"""
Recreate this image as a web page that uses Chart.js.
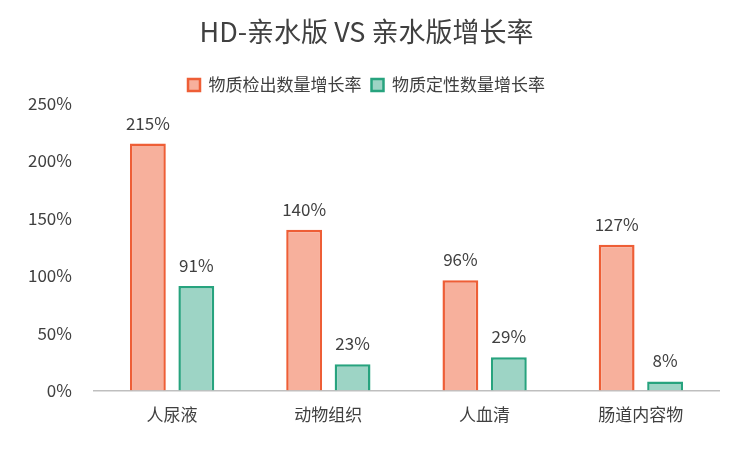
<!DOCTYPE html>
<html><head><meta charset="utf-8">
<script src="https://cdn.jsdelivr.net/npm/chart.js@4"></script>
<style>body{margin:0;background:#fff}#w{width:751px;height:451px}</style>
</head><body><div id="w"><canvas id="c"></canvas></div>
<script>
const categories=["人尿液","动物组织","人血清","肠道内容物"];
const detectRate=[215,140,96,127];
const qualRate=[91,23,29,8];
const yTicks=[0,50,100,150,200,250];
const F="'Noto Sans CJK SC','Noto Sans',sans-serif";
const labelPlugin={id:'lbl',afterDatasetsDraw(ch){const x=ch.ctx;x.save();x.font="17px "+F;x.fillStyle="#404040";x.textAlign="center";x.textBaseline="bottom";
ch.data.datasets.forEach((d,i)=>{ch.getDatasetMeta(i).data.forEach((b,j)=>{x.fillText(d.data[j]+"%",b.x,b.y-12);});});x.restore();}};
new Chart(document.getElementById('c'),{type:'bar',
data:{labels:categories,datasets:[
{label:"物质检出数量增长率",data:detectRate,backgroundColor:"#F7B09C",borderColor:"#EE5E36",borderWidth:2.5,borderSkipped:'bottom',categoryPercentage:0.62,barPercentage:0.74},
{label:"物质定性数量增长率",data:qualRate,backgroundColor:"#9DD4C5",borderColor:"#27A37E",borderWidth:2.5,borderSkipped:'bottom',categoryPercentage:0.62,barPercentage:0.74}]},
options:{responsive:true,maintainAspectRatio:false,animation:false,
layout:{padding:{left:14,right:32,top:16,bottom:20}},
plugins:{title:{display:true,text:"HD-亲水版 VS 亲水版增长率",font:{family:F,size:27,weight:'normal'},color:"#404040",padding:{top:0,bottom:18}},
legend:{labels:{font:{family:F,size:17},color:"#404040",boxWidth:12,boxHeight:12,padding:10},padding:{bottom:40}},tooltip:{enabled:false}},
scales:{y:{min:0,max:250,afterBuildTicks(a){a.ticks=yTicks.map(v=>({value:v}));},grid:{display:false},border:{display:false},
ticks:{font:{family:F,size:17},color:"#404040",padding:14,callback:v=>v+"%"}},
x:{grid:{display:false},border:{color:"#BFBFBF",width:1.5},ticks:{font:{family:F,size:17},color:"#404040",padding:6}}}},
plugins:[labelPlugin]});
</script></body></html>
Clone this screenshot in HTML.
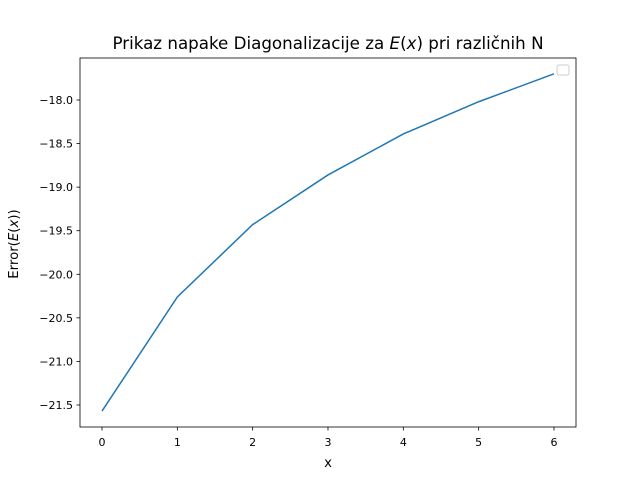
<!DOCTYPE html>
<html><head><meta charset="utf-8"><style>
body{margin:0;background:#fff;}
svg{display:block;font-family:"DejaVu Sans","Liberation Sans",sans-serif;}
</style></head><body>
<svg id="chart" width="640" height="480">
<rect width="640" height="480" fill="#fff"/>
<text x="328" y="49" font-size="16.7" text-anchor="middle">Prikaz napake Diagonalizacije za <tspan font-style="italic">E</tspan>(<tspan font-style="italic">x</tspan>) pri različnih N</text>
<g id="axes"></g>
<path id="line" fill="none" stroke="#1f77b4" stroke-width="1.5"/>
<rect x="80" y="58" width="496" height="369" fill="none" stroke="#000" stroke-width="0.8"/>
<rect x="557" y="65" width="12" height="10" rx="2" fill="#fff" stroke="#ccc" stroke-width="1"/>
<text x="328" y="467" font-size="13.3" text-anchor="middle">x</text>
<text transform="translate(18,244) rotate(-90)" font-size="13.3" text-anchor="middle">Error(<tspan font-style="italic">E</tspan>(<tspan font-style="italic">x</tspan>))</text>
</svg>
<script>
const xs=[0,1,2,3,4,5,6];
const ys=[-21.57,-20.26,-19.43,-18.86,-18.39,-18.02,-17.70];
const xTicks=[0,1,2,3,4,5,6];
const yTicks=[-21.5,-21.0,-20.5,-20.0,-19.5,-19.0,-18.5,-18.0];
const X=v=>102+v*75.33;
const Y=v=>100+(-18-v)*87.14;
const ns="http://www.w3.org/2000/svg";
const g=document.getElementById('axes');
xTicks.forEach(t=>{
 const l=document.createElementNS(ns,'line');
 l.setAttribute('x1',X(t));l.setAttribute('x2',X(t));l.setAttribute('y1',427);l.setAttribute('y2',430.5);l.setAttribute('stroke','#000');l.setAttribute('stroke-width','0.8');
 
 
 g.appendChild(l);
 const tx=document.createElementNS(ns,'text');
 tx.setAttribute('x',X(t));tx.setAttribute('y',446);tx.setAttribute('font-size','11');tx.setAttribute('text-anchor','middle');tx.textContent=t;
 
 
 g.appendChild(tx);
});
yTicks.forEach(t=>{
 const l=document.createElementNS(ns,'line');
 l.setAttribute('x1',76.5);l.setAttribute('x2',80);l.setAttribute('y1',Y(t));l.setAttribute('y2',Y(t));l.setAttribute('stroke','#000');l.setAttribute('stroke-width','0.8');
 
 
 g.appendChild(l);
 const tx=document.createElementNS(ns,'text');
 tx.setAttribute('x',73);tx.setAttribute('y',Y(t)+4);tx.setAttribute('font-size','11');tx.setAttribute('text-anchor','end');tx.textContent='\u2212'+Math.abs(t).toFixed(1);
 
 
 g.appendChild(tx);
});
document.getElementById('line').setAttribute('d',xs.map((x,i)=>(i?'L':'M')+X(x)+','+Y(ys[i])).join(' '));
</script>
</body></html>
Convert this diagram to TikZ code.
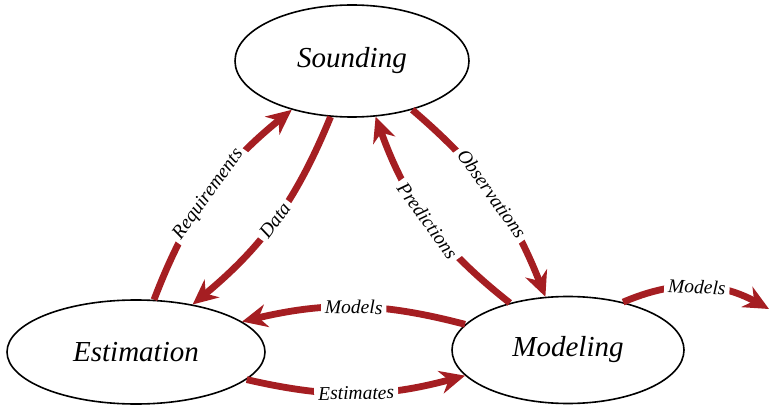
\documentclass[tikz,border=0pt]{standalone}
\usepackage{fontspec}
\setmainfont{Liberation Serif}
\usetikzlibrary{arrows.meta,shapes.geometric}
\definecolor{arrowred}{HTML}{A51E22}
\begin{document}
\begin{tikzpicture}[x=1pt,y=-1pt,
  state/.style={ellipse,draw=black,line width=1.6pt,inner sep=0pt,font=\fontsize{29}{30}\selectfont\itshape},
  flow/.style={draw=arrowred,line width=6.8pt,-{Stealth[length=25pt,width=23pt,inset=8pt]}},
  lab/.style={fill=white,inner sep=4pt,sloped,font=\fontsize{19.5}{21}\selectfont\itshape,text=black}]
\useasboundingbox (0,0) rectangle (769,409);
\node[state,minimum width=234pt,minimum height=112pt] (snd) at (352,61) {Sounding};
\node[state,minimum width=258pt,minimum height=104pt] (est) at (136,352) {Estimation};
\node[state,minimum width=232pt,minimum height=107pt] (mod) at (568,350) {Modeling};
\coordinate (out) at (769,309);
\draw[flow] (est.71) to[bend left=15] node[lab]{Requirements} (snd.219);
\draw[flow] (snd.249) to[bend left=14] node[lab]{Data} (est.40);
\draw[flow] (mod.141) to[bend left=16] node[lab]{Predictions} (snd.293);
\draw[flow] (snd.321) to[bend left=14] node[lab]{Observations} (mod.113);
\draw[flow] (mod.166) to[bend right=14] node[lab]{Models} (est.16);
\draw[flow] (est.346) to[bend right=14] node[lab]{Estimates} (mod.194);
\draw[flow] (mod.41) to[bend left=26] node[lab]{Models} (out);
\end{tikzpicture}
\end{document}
"""
• DIRECTION: Exclude the pictures, and transcribe all of the material exactly.

• FINAL RESULT:
Recreate this image as a web page that uses Chart.js.
<!DOCTYPE html>
<html><head><meta charset="utf-8">
<script src="https://cdn.jsdelivr.net/npm/chart.js@4"></script>
<style>body{margin:0;background:#fff}#w{width:751px;height:451px}</style>
</head><body><div id="w"><canvas id="c"></canvas></div>
<script>
const categories=["人尿液","动物组织","人血清","肠道内容物"];
const detectRate=[215,140,96,127];
const qualRate=[91,23,29,8];
const yTicks=[0,50,100,150,200,250];
const F="'Noto Sans CJK SC','Noto Sans',sans-serif";
const labelPlugin={id:'lbl',afterDatasetsDraw(ch){const x=ch.ctx;x.save();x.font="17px "+F;x.fillStyle="#404040";x.textAlign="center";x.textBaseline="bottom";
ch.data.datasets.forEach((d,i)=>{ch.getDatasetMeta(i).data.forEach((b,j)=>{x.fillText(d.data[j]+"%",b.x,b.y-12);});});x.restore();}};
new Chart(document.getElementById('c'),{type:'bar',
data:{labels:categories,datasets:[
{label:"物质检出数量增长率",data:detectRate,backgroundColor:"#F7B09C",borderColor:"#EE5E36",borderWidth:2.5,borderSkipped:'bottom',categoryPercentage:0.62,barPercentage:0.74},
{label:"物质定性数量增长率",data:qualRate,backgroundColor:"#9DD4C5",borderColor:"#27A37E",borderWidth:2.5,borderSkipped:'bottom',categoryPercentage:0.62,barPercentage:0.74}]},
options:{responsive:true,maintainAspectRatio:false,animation:false,
layout:{padding:{left:14,right:32,top:16,bottom:20}},
plugins:{title:{display:true,text:"HD-亲水版 VS 亲水版增长率",font:{family:F,size:27,weight:'normal'},color:"#404040",padding:{top:0,bottom:18}},
legend:{labels:{font:{family:F,size:17},color:"#404040",boxWidth:12,boxHeight:12,padding:10},padding:{bottom:40}},tooltip:{enabled:false}},
scales:{y:{min:0,max:250,afterBuildTicks(a){a.ticks=yTicks.map(v=>({value:v}));},grid:{display:false},border:{display:false},
ticks:{font:{family:F,size:17},color:"#404040",padding:14,callback:v=>v+"%"}},
x:{grid:{display:false},border:{color:"#BFBFBF",width:1.5},ticks:{font:{family:F,size:17},color:"#404040",padding:6}}}},
plugins:[labelPlugin]});
</script></body></html>
Clone this screenshot in HTML.
<!DOCTYPE html>
<html><head><meta charset="utf-8"><style>
body{margin:0;background:#fff;}
svg{display:block;font-family:"DejaVu Sans","Liberation Sans",sans-serif;}
</style></head><body>
<svg id="chart" width="640" height="480">
<rect width="640" height="480" fill="#fff"/>
<text x="328" y="49" font-size="16.7" text-anchor="middle">Prikaz napake Diagonalizacije za <tspan font-style="italic">E</tspan>(<tspan font-style="italic">x</tspan>) pri različnih N</text>
<g id="axes"></g>
<path id="line" fill="none" stroke="#1f77b4" stroke-width="1.5"/>
<rect x="80" y="58" width="496" height="369" fill="none" stroke="#000" stroke-width="0.8"/>
<rect x="557" y="65" width="12" height="10" rx="2" fill="#fff" stroke="#ccc" stroke-width="1"/>
<text x="328" y="467" font-size="13.3" text-anchor="middle">x</text>
<text transform="translate(18,244) rotate(-90)" font-size="13.3" text-anchor="middle">Error(<tspan font-style="italic">E</tspan>(<tspan font-style="italic">x</tspan>))</text>
</svg>
<script>
const xs=[0,1,2,3,4,5,6];
const ys=[-21.57,-20.26,-19.43,-18.86,-18.39,-18.02,-17.70];
const xTicks=[0,1,2,3,4,5,6];
const yTicks=[-21.5,-21.0,-20.5,-20.0,-19.5,-19.0,-18.5,-18.0];
const X=v=>102+v*75.33;
const Y=v=>100+(-18-v)*87.14;
const ns="http://www.w3.org/2000/svg";
const g=document.getElementById('axes');
xTicks.forEach(t=>{
 const l=document.createElementNS(ns,'line');
 l.setAttribute('x1',X(t));l.setAttribute('x2',X(t));l.setAttribute('y1',427);l.setAttribute('y2',430.5);l.setAttribute('stroke','#000');l.setAttribute('stroke-width','0.8');
 
 
 g.appendChild(l);
 const tx=document.createElementNS(ns,'text');
 tx.setAttribute('x',X(t));tx.setAttribute('y',446);tx.setAttribute('font-size','11');tx.setAttribute('text-anchor','middle');tx.textContent=t;
 
 
 g.appendChild(tx);
});
yTicks.forEach(t=>{
 const l=document.createElementNS(ns,'line');
 l.setAttribute('x1',76.5);l.setAttribute('x2',80);l.setAttribute('y1',Y(t));l.setAttribute('y2',Y(t));l.setAttribute('stroke','#000');l.setAttribute('stroke-width','0.8');
 
 
 g.appendChild(l);
 const tx=document.createElementNS(ns,'text');
 tx.setAttribute('x',73);tx.setAttribute('y',Y(t)+4);tx.setAttribute('font-size','11');tx.setAttribute('text-anchor','end');tx.textContent='\u2212'+Math.abs(t).toFixed(1);
 
 
 g.appendChild(tx);
});
document.getElementById('line').setAttribute('d',xs.map((x,i)=>(i?'L':'M')+X(x)+','+Y(ys[i])).join(' '));
</script>
</body></html>
Convert this diagram to TikZ code.
\documentclass[tikz,border=0pt]{standalone}
\usepackage{fontspec}
\setmainfont{Liberation Serif}
\usetikzlibrary{arrows.meta,shapes.geometric}
\definecolor{arrowred}{HTML}{A51E22}
\begin{document}
\begin{tikzpicture}[x=1pt,y=-1pt,
  state/.style={ellipse,draw=black,line width=1.6pt,inner sep=0pt,font=\fontsize{29}{30}\selectfont\itshape},
  flow/.style={draw=arrowred,line width=6.8pt,-{Stealth[length=25pt,width=23pt,inset=8pt]}},
  lab/.style={fill=white,inner sep=4pt,sloped,font=\fontsize{19.5}{21}\selectfont\itshape,text=black}]
\useasboundingbox (0,0) rectangle (769,409);
\node[state,minimum width=234pt,minimum height=112pt] (snd) at (352,61) {Sounding};
\node[state,minimum width=258pt,minimum height=104pt] (est) at (136,352) {Estimation};
\node[state,minimum width=232pt,minimum height=107pt] (mod) at (568,350) {Modeling};
\coordinate (out) at (769,309);
\draw[flow] (est.71) to[bend left=15] node[lab]{Requirements} (snd.219);
\draw[flow] (snd.249) to[bend left=14] node[lab]{Data} (est.40);
\draw[flow] (mod.141) to[bend left=16] node[lab]{Predictions} (snd.293);
\draw[flow] (snd.321) to[bend left=14] node[lab]{Observations} (mod.113);
\draw[flow] (mod.166) to[bend right=14] node[lab]{Models} (est.16);
\draw[flow] (est.346) to[bend right=14] node[lab]{Estimates} (mod.194);
\draw[flow] (mod.41) to[bend left=26] node[lab]{Models} (out);
\end{tikzpicture}
\end{document}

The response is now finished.